The speech was a calculated risk-in a campaign that had reached a desperate stage and at times showed it. Though it would fire up Kennedy partisans, it would surely cool off many other people. Surveys indicate that many Americans are so exasperated with inflation that they would accept gas rationing, at least under certain circumstances, as well as wage and price controls, which traditionally do not work. But both policies would require the creation of unwieldy and expensive bureaucracies in which Government decrees would replace the efficiencies of the market. Gas consumption could more easily be reduced by allowing the price to rise; a tax could then be imposed to return money to lower-income groups. Surveys also show that the majority of people want to fight inflation by cutting Government spending.

Kennedy's speech was received coolly by Carter, who ordered his staffers to control their emotions and hold their tongues. But they were barely able to contain their anger and sarcasm. "The speech will win back the liberal activists but hurt him in the general election," said a staffer. Campaign Director Robert Strauss commented: "I'm rather speechless about the speech. It didn't excite me, and I suspect the American public feels the same."

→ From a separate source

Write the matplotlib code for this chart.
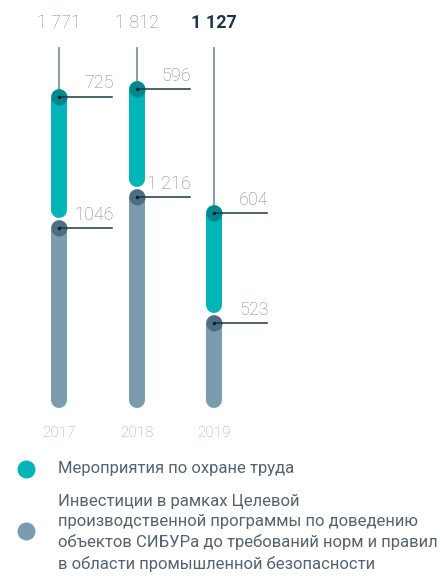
import matplotlib
matplotlib.use("Agg")
import matplotlib.pyplot as plt
from matplotlib.lines import Line2D

# данные, млн руб.
years = ["2017", "2018", "2019"]
safety_works = [725, 596, 604]          # мероприятия по охране труда
program_invest = [1046, 1216, 523]      # инвестиции в рамках целевой программы
totals = [1771, 1812, 1127]
total_labels = ["1 771", "1 812", "1 127"]
invest_labels = ["1046", "1 216", "523"]
safety_labels = ["725", "596", "604"]

legend_texts = [
    "Мероприятия по охране труда",
    "Инвестиции в рамках Целевой\nпроизводственной программы по доведению\n"
    "объектов СИБУРа до требований норм и правил\nв области промышленной безопасности",
]

TEAL = "#00b5b8"
TEAL_DARK = "#00888c"
GREY = "#7b9cae"
GREY_DARK = "#4d6d80"
STEM = "#7f939f"
LEADER = "#1c3646"
LABEL = "#7a8c98"
YEAR = "#98aab6"
TEXT = "#56636d"

W, H = 440, 577
fig = plt.figure(figsize=(W / 100, H / 100), dpi=100)
ax = fig.add_axes([20.25 / W, (H - 418) / H, 232.5 / W, 417.5 / H])
ax.set_xlim(-0.5, 2.5)
ax.set_ylim(0, 2300)
ax.axis("off")

bar_lw = 16 * 0.72
floor = 100      # нижний край капсулы
gap = 100        # зазор между сегментами
stem_top = 2040
leader_len = 0.685

for i in range(len(years)):
    g = program_invest[i]
    t = totals[i]
    # вертикальная линия к итогу
    ax.plot([i, i], [t, stem_top], color=STEM, lw=1.3, zorder=1)
    # сегменты
    ax.plot([i, i], [floor, g], color=GREY, lw=bar_lw, solid_capstyle="round", zorder=2)
    ax.plot([i, i], [g + gap, t], color=TEAL, lw=bar_lw, solid_capstyle="round", zorder=2)
    # тёмные «головки» сегментов
    ax.plot([i], [g], "o", ms=16 * 0.72, color=GREY_DARK, mec="none", zorder=3)
    ax.plot([i], [t], "o", ms=16 * 0.72, color=TEAL_DARK, mec="none", zorder=3)
    for v, lab in ((g, invest_labels[i]), (t, safety_labels[i])):
        ax.plot([i, i + leader_len], [v, v], color=LEADER, lw=1.1, zorder=4, clip_on=False)
        ax.plot([i], [v], "o", ms=2.5, color="#0d1f2a", mec="none", zorder=5)
        ax.annotate(lab, (i + leader_len, v), xytext=(1, 3), textcoords="offset points",
                    ha="right", va="bottom", fontsize=13, color=LABEL,
                    family="Roboto", fontweight="light", zorder=6,
                    annotation_clip=False)
    bold = i == len(years) - 1
    ax.annotate(total_labels[i], (i, stem_top), xytext=(0, 11), textcoords="offset points",
                ha="center", va="bottom", fontsize=13,
                color=LEADER if bold else LABEL, family="Roboto",
                fontweight="bold" if bold else "light", annotation_clip=False)
    ax.annotate(years[i], (i, 0), xytext=(0, -6), textcoords="offset points",
                ha="center", va="top", fontsize=11, color=YEAR,
                family="Roboto", fontweight="light", annotation_clip=False)

# легенда
fig.add_artist(Line2D([26 / W], [1 - 469 / H], marker="o", ms=18 * 0.72, color=TEAL,
                      mec="none", transform=fig.transFigure))
fig.text(58 / W, 1 - 468 / H, legend_texts[0], ha="left", va="center",
         fontsize=12, color=TEXT, family="Roboto")
fig.add_artist(Line2D([26 / W], [1 - 531 / H], marker="o", ms=18 * 0.72, color=GREY,
                      mec="none", transform=fig.transFigure))
fig.text(58 / W, 1 - 494 / H, legend_texts[1], ha="left", va="top",
         fontsize=12, color=TEXT, family="Roboto", linespacing=1.42)

fig.savefig("out.png", dpi=100)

Kennedy backers hope that the speech will rekindle fervor for their candidate. Enthusiasm, in fact, is now financing much of the campaign, since contributions declined dramatically after the Iowa defeat and have only gradually started to come in again. Kennedy had to abandon his lavish 727 jet for a modest twin-engine plane, and reporters must now follow him around New Hampshire and Maine in small planes of their own.